Begin with the line holding "Reproduce this chart", end with the line holding "import * as", and repeat every line in between exactly, without pictures.

___ RECORD EXTRACTS

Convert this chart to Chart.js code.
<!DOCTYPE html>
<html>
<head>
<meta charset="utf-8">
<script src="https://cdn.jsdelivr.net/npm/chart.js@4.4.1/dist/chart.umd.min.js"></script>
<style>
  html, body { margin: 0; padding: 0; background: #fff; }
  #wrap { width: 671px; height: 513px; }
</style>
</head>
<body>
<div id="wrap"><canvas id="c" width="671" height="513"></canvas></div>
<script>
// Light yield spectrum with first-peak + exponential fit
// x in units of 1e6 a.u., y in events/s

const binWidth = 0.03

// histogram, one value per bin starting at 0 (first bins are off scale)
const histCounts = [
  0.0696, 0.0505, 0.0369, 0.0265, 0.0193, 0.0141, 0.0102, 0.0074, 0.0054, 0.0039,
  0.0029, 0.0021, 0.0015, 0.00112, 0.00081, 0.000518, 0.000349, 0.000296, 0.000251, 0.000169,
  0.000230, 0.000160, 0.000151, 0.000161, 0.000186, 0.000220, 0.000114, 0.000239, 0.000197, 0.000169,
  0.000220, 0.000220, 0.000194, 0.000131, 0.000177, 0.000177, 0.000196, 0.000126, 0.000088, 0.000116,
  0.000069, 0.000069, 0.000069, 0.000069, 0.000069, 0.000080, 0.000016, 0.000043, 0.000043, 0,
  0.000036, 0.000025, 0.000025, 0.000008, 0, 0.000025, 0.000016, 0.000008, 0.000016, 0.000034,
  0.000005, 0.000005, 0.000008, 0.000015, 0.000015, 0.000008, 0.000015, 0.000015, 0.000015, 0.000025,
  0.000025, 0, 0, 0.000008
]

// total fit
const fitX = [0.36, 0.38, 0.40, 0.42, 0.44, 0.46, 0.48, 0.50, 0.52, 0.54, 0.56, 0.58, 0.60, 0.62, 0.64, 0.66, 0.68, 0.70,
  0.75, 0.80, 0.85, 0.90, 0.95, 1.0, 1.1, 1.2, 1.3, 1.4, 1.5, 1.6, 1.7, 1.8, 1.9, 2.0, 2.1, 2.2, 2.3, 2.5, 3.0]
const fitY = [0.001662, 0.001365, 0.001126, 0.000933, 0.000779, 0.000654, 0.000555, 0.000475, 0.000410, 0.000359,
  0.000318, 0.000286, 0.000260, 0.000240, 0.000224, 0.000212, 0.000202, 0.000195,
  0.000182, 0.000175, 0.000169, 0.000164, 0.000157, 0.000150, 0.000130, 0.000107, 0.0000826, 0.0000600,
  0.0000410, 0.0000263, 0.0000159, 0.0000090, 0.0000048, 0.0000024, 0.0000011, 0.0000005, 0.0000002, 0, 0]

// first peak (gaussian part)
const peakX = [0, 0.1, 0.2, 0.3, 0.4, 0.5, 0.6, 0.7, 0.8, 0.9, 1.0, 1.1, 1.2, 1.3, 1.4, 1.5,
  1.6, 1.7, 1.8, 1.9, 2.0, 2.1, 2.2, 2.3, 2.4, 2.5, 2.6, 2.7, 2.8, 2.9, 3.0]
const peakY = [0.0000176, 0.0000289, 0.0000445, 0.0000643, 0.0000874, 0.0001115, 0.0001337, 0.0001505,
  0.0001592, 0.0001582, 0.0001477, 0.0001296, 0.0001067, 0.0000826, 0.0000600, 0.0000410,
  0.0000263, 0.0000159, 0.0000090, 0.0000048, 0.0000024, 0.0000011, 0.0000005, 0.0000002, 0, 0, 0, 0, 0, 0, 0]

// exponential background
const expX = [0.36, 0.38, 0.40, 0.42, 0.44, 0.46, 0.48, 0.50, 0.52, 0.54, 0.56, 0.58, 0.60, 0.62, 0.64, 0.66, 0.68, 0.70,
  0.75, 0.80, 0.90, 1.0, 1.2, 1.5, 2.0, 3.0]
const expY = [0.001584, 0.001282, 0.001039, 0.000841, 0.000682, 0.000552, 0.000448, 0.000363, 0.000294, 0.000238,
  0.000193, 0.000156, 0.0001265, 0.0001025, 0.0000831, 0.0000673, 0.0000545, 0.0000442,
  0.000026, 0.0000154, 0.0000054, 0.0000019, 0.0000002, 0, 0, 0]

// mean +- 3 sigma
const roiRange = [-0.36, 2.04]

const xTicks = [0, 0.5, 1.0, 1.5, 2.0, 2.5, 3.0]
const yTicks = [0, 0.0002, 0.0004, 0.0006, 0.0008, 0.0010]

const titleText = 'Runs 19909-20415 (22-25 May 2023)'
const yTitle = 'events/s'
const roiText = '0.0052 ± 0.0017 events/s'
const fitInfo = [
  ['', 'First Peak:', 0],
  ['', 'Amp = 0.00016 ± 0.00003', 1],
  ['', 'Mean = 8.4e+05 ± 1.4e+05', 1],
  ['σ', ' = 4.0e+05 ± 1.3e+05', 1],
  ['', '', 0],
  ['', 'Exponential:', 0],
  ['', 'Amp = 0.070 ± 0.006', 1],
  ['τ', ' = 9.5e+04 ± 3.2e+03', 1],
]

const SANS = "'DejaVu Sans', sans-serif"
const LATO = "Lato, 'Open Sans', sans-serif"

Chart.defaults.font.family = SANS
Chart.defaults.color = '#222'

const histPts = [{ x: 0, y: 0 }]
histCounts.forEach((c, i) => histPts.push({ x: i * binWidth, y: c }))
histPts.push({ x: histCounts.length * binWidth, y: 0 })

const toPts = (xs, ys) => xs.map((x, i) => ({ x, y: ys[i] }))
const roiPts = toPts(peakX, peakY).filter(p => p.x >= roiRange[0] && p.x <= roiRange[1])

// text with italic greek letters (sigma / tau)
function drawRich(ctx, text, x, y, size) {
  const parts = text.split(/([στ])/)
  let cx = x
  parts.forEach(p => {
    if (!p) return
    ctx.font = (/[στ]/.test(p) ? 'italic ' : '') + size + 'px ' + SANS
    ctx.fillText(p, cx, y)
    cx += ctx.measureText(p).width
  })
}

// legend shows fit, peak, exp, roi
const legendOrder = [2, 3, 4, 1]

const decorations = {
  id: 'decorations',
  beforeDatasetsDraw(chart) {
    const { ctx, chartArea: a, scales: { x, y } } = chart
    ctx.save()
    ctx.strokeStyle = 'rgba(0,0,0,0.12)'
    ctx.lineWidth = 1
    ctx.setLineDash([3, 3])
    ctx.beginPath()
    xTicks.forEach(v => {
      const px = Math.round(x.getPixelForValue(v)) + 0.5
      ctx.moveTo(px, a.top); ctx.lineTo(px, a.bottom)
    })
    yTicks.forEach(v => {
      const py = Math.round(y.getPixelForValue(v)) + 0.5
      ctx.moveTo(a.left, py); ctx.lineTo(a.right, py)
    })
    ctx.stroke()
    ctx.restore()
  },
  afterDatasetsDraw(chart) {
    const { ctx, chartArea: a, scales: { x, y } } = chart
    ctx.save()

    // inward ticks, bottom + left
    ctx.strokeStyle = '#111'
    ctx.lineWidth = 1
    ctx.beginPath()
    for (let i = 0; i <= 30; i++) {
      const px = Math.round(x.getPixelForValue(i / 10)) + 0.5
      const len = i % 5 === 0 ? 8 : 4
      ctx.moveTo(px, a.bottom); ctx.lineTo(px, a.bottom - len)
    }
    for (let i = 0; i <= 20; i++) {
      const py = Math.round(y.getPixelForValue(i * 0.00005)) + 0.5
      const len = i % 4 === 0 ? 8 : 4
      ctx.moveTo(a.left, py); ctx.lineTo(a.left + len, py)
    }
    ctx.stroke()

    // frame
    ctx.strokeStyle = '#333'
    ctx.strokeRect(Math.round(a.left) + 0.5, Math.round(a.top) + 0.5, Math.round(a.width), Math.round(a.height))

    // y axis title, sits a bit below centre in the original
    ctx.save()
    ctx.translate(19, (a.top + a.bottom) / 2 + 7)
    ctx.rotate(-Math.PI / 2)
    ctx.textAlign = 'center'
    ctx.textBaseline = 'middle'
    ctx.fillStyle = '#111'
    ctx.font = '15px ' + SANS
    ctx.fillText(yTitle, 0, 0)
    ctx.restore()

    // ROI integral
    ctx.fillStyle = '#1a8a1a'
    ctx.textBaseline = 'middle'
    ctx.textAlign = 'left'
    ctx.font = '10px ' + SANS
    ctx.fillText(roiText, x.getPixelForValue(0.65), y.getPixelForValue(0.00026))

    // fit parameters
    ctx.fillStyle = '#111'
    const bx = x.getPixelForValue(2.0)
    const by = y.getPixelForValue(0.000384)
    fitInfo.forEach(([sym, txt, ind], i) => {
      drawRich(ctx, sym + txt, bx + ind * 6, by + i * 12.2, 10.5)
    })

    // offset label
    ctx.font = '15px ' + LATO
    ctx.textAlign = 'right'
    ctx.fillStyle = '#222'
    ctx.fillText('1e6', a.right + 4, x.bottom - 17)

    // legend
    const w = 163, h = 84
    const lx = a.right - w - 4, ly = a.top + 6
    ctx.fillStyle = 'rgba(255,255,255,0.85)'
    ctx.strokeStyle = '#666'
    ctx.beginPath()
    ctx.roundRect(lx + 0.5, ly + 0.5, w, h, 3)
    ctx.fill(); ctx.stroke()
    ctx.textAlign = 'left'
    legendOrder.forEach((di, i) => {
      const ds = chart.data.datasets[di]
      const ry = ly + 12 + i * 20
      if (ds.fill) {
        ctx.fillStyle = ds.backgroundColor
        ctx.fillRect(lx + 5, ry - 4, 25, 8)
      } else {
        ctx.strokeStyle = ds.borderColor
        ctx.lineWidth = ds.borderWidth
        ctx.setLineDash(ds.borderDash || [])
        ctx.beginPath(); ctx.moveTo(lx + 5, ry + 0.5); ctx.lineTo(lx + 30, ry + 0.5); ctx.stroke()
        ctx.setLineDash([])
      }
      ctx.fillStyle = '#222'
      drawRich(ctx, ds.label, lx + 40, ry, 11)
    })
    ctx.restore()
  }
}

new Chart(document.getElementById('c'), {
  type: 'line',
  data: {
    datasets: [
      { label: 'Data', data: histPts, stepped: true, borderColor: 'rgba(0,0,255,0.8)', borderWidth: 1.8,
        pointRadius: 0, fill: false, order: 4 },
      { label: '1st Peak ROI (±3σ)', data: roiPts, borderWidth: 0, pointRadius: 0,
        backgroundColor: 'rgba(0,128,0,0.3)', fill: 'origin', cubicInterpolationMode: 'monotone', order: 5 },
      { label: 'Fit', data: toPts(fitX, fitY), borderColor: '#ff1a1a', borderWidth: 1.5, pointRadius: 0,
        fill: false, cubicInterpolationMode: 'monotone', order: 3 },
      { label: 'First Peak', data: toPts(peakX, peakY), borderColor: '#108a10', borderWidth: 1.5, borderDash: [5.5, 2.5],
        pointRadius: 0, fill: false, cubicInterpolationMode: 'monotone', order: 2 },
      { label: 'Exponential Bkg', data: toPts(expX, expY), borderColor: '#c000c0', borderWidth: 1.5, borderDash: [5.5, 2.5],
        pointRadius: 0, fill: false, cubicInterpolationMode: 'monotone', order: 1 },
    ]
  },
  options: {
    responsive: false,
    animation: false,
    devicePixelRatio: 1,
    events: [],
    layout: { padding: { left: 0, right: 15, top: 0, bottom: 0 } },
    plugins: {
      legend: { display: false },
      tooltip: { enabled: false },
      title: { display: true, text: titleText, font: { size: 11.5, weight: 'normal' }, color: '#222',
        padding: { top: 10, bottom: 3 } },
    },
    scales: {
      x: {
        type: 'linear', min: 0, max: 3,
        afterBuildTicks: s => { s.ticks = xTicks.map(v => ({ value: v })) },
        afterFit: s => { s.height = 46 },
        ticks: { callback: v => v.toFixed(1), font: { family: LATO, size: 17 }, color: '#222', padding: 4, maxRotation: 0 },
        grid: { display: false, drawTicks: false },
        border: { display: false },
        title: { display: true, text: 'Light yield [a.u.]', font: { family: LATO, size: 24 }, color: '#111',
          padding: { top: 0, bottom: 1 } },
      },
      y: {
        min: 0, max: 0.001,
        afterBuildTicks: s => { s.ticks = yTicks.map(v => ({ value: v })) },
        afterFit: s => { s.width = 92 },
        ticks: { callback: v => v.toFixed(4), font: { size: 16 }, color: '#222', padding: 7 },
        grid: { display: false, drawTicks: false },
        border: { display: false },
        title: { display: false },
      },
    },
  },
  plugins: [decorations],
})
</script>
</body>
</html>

______
___ RECORD EXTRACTS

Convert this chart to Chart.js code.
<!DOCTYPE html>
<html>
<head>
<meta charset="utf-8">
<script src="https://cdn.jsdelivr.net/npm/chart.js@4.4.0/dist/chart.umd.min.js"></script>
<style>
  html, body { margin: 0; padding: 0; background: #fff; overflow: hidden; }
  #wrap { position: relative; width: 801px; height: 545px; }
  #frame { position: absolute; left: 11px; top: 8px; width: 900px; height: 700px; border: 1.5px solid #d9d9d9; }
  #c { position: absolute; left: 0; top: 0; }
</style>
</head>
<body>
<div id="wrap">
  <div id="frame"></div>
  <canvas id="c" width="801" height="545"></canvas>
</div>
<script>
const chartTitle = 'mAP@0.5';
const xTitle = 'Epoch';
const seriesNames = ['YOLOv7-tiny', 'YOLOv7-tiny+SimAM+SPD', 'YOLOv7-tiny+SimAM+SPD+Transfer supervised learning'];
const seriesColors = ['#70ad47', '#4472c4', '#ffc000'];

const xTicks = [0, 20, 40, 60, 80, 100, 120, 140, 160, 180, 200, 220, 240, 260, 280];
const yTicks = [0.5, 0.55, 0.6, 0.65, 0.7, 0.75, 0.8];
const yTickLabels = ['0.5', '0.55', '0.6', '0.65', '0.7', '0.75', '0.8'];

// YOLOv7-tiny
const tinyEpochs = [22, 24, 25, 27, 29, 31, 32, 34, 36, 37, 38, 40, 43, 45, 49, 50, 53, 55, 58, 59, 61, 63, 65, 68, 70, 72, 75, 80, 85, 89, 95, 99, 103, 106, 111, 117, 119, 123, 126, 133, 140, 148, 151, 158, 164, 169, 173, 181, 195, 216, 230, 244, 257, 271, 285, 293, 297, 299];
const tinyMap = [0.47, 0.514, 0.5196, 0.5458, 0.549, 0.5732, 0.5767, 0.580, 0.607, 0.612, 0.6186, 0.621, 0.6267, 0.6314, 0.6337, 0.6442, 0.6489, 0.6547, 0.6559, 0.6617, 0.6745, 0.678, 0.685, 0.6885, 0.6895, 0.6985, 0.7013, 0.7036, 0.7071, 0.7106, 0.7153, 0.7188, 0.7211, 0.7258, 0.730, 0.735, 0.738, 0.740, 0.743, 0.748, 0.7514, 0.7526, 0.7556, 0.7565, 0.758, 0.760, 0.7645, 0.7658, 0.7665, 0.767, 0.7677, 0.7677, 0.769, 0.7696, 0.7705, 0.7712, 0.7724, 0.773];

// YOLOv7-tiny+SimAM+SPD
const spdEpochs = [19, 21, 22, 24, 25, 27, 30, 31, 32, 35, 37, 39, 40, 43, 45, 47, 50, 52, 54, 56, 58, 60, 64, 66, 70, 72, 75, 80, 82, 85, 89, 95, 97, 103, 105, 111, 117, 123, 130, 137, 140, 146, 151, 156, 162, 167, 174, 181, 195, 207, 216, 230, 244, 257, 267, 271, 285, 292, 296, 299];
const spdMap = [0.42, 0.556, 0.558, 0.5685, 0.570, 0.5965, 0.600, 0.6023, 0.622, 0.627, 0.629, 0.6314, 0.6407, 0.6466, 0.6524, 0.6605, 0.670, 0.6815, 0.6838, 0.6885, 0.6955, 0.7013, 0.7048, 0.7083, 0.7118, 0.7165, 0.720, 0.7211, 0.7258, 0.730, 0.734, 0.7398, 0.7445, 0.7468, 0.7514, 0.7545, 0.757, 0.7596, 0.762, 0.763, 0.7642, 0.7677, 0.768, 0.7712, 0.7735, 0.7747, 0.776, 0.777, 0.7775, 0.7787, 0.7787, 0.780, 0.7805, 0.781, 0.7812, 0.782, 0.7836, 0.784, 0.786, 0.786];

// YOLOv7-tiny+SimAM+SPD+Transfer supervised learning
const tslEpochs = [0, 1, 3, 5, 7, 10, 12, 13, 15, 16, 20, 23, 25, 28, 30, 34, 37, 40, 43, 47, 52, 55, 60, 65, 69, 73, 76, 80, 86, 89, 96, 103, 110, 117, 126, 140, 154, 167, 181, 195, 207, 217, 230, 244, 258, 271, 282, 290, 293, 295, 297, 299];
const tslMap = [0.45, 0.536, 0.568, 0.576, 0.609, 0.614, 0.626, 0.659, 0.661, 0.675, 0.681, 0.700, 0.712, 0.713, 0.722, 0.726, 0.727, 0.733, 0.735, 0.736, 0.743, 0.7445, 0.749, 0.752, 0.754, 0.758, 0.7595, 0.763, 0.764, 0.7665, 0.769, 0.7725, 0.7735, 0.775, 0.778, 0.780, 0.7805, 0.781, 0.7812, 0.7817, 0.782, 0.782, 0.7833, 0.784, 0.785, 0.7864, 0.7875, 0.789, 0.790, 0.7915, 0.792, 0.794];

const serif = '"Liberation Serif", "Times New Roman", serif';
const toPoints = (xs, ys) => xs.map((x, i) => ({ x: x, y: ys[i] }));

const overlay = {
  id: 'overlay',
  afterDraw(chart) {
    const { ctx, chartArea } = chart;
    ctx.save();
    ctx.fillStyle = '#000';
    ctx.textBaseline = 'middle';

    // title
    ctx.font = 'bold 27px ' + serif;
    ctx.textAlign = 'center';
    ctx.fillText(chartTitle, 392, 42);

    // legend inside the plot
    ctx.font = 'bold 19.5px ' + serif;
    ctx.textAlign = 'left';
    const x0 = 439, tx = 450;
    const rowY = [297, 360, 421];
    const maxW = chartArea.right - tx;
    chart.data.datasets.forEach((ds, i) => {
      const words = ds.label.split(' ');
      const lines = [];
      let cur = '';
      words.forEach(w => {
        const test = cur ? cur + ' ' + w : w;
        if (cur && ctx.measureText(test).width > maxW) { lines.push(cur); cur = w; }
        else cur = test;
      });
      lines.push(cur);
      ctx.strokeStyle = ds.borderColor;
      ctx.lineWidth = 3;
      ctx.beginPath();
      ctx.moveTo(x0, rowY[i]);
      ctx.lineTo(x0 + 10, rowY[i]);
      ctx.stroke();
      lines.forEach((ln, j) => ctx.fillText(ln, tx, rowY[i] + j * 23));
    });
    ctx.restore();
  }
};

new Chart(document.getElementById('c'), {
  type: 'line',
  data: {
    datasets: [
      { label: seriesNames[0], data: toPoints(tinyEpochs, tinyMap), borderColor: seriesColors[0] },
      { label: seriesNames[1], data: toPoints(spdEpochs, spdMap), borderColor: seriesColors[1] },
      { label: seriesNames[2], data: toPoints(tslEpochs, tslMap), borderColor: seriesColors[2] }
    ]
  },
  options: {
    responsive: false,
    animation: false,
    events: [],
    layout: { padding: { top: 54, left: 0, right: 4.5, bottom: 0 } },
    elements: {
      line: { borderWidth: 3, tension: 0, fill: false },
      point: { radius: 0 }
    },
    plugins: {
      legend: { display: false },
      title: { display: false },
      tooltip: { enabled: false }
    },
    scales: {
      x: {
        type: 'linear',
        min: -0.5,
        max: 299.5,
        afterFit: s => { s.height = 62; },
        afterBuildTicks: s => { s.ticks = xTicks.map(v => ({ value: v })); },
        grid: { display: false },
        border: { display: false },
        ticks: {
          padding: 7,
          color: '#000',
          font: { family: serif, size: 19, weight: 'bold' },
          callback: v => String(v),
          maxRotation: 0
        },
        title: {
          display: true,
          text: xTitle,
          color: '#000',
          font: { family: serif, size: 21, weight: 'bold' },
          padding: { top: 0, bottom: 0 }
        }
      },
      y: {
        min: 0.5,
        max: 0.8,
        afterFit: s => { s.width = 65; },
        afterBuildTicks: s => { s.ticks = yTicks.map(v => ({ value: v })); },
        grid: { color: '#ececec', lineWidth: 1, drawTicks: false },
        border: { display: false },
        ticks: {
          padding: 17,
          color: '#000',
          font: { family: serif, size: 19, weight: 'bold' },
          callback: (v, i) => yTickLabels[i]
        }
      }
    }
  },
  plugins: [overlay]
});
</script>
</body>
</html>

______
___ RECORD EXTRACTS

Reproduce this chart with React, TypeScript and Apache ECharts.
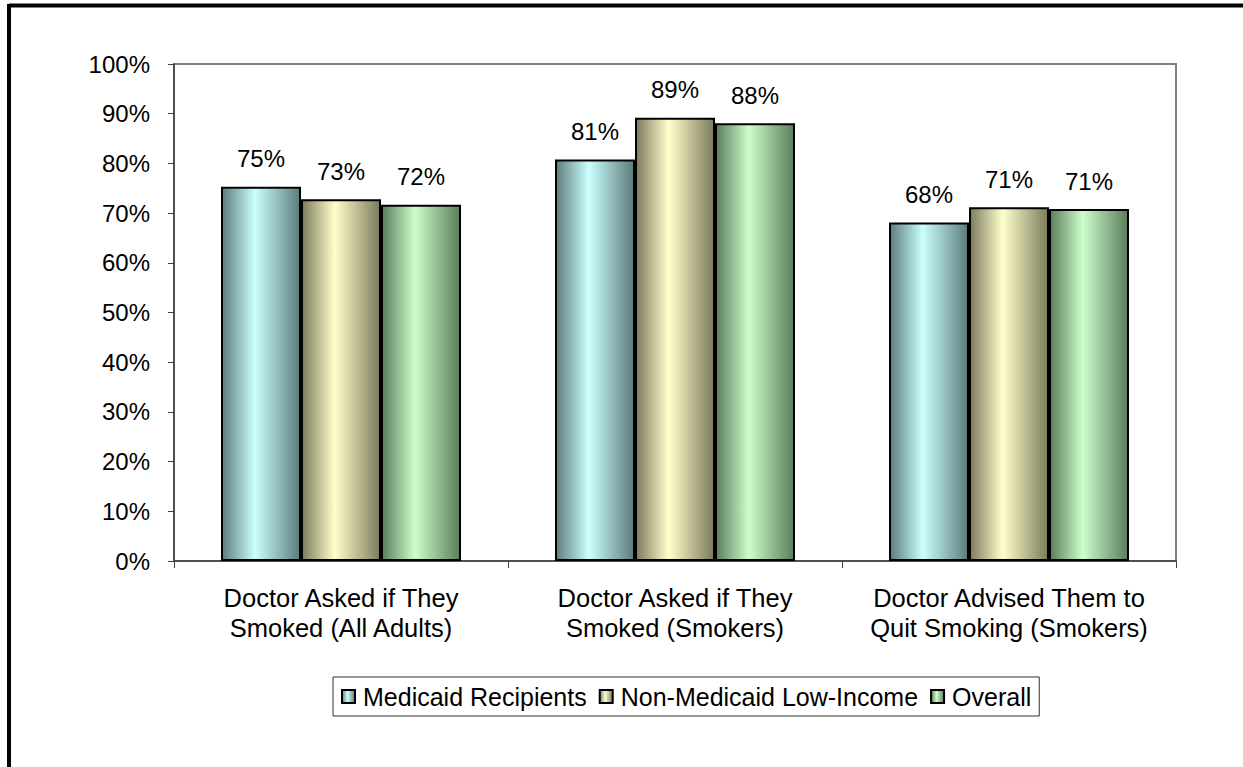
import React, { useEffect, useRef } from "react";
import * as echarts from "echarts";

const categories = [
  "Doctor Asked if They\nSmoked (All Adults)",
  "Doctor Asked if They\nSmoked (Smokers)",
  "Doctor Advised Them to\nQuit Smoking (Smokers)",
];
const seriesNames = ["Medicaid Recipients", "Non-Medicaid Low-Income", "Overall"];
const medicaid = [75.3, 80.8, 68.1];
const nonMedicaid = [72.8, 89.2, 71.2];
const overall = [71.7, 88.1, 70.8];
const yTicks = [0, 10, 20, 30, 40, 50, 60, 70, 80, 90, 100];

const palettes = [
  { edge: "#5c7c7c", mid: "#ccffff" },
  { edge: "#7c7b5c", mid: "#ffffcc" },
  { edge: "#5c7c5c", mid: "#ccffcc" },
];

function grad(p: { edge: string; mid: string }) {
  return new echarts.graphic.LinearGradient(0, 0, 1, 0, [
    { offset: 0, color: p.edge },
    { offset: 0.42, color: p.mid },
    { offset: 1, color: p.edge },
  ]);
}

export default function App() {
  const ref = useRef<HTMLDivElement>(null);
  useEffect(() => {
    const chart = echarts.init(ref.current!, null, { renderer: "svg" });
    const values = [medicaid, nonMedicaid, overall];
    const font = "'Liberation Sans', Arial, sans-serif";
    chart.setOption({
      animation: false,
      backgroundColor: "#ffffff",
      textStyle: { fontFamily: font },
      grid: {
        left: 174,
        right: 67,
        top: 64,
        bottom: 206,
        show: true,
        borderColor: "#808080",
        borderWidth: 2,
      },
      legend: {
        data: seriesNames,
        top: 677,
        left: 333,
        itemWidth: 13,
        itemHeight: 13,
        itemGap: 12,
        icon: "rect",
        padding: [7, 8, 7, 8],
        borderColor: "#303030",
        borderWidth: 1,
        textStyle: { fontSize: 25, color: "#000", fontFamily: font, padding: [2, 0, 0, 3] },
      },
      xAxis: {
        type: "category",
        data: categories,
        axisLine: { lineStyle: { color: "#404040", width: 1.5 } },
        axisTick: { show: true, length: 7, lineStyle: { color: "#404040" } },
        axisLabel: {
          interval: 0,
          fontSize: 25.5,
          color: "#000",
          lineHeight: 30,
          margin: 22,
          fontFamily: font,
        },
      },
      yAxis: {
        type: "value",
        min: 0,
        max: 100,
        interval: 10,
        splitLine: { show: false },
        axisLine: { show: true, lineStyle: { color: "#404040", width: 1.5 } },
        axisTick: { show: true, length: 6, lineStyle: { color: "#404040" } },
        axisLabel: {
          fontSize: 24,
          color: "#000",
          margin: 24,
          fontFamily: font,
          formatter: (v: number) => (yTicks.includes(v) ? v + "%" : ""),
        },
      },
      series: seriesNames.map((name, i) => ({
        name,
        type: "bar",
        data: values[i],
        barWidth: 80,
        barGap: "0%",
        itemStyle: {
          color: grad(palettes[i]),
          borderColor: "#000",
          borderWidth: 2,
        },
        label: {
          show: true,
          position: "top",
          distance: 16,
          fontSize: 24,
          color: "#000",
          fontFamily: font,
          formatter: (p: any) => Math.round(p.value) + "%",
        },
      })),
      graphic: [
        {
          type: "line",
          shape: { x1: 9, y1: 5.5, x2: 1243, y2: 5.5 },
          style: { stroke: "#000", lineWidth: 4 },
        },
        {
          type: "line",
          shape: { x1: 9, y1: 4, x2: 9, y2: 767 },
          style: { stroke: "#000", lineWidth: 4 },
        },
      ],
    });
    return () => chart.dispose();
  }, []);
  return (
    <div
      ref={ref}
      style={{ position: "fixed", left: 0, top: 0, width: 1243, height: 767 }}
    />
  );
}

______

COMPLETED TASK ▸
Reproduce this chart with React, TypeScript and Apache ECharts.
import React, { useEffect, useRef } from "react";
import * as echarts from "echarts";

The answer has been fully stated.